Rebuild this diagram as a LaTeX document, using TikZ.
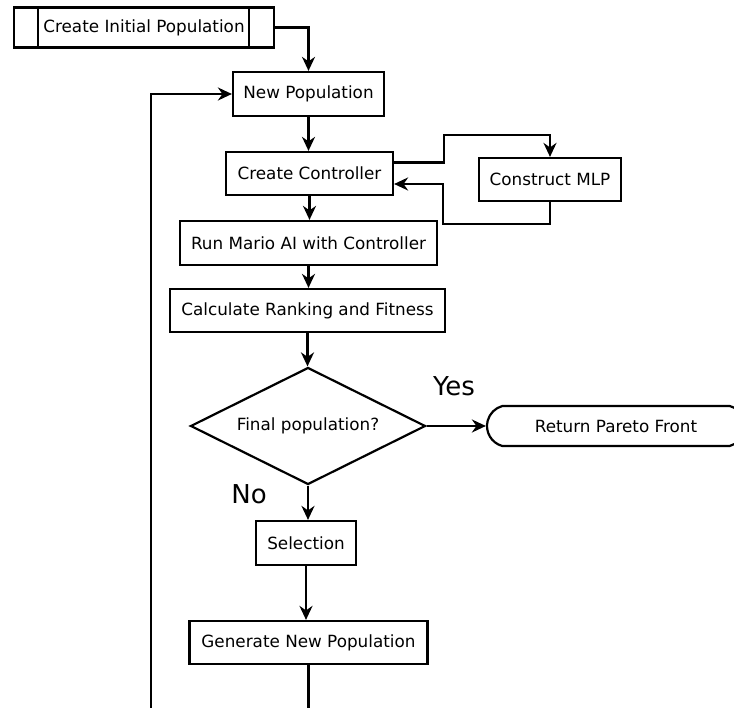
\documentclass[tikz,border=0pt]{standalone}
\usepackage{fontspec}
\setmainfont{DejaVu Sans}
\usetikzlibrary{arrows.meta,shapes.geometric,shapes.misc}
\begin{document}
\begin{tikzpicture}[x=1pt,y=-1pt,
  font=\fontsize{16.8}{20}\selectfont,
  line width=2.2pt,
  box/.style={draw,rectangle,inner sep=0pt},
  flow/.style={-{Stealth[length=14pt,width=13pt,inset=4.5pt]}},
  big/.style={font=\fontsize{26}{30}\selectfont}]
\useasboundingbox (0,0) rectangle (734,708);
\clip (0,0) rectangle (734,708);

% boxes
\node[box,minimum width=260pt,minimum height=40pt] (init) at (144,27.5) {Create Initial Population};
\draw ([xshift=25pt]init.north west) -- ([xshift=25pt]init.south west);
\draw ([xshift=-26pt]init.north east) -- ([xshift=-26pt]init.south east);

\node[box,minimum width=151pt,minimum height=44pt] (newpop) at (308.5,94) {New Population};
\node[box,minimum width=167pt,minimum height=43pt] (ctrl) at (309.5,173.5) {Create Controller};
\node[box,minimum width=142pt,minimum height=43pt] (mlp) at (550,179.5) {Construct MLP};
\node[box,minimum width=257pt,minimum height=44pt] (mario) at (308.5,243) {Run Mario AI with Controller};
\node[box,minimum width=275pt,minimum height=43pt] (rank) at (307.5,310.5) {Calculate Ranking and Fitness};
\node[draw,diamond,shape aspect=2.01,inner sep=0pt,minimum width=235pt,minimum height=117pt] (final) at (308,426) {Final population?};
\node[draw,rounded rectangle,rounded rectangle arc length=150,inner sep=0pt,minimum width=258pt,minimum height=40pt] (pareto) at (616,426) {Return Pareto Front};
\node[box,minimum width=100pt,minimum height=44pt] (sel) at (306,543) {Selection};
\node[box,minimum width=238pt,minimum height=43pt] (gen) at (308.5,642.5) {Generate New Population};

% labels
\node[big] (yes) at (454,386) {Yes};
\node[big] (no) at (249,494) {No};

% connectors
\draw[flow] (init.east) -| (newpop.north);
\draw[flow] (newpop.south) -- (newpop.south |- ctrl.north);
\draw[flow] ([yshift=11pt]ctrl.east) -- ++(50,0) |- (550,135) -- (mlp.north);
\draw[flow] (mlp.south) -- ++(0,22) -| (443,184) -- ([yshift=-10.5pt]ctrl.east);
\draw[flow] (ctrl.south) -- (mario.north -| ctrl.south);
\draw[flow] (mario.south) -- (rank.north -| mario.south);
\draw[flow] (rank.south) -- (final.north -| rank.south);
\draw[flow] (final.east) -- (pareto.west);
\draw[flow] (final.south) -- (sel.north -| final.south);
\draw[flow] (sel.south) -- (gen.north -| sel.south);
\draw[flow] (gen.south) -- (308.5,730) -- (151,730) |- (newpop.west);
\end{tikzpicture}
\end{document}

************

## What is asked
Every line from the start of the listing above through the line with "(no) at (249,494)" should be repeated exactly; skip the pictures and add nothing else.

## Complete output
Rebuild this diagram as a LaTeX document, using TikZ.
\documentclass[tikz,border=0pt]{standalone}
\usepackage{fontspec}
\setmainfont{DejaVu Sans}
\usetikzlibrary{arrows.meta,shapes.geometric,shapes.misc}
\begin{document}
\begin{tikzpicture}[x=1pt,y=-1pt,
  font=\fontsize{16.8}{20}\selectfont,
  line width=2.2pt,
  box/.style={draw,rectangle,inner sep=0pt},
  flow/.style={-{Stealth[length=14pt,width=13pt,inset=4.5pt]}},
  big/.style={font=\fontsize{26}{30}\selectfont}]
\useasboundingbox (0,0) rectangle (734,708);
\clip (0,0) rectangle (734,708);

% boxes
\node[box,minimum width=260pt,minimum height=40pt] (init) at (144,27.5) {Create Initial Population};
\draw ([xshift=25pt]init.north west) -- ([xshift=25pt]init.south west);
\draw ([xshift=-26pt]init.north east) -- ([xshift=-26pt]init.south east);

\node[box,minimum width=151pt,minimum height=44pt] (newpop) at (308.5,94) {New Population};
\node[box,minimum width=167pt,minimum height=43pt] (ctrl) at (309.5,173.5) {Create Controller};
\node[box,minimum width=142pt,minimum height=43pt] (mlp) at (550,179.5) {Construct MLP};
\node[box,minimum width=257pt,minimum height=44pt] (mario) at (308.5,243) {Run Mario AI with Controller};
\node[box,minimum width=275pt,minimum height=43pt] (rank) at (307.5,310.5) {Calculate Ranking and Fitness};
\node[draw,diamond,shape aspect=2.01,inner sep=0pt,minimum width=235pt,minimum height=117pt] (final) at (308,426) {Final population?};
\node[draw,rounded rectangle,rounded rectangle arc length=150,inner sep=0pt,minimum width=258pt,minimum height=40pt] (pareto) at (616,426) {Return Pareto Front};
\node[box,minimum width=100pt,minimum height=44pt] (sel) at (306,543) {Selection};
\node[box,minimum width=238pt,minimum height=43pt] (gen) at (308.5,642.5) {Generate New Population};

% labels
\node[big] (yes) at (454,386) {Yes};
\node[big] (no) at (249,494) {No};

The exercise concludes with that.